Living as an IP (indigenous people) minority in Sitio Target, Pampanga in the Philippines is not easy. There have been attempts in the past to drive away the Aetas from their ancestral lands. Fortunately with the help of concerned citizens and groups, these attempts failed to materialize. However the Aeta families and their supporters recognize that these are just temporary stopgaps to the legal battle towards claiming their home dwellings.
Mylene David, at her early age of 10, is already aware of her people’s difficult situation. As ANCOP’s CSP scholar, she has been striving hard to excel in her studies so she will be able to help create a brighter future for her people.
Mylene is an honor student and she graduated valedictorian in elementary. Currently she is in her 2nd year in high school. When asked what she wants to be professionally she had been so sure what it would be. “I want to be a lawyer someday,” Mylene shared. “I will defend our rights to these lands.” Mylene’s response showed some maturity beyond her age and it did not fail to impress those around her.
ANCOP aims to nurture Mylene’s dream and is paving the way so that one day the name “Atty. Mylene David” will find its place in a window sign at Sitio Target, Sapang Bato in Pampanga, Philippines.
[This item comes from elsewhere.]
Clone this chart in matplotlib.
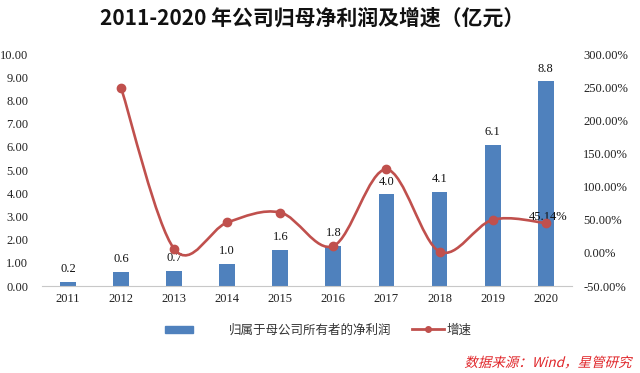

By Jhon Robert Ko, ANCOP Global Philippines
Mylene David and her family belong to an aboriginal group known as Aetas.
Aetas are indigenous people who live in scattered, isolated mountainous parts of the Philippines. They are nomadic and build only temporary shelters made of sticks driven to the ground and covered with the palm of banana leaves. The well-situated and more modernized Aetas have moved to villages and areas of cleared mountains. They live in houses made of bamboo and cogon grass. Aetas are found in several northern provinces of the Philippines, but were forced to move to resettlement areas in Pampanga and Tarlac following the devastating Mt. Pinatubo eruption in June 1991. (Wikipedia)
This article has been edited from its previous version.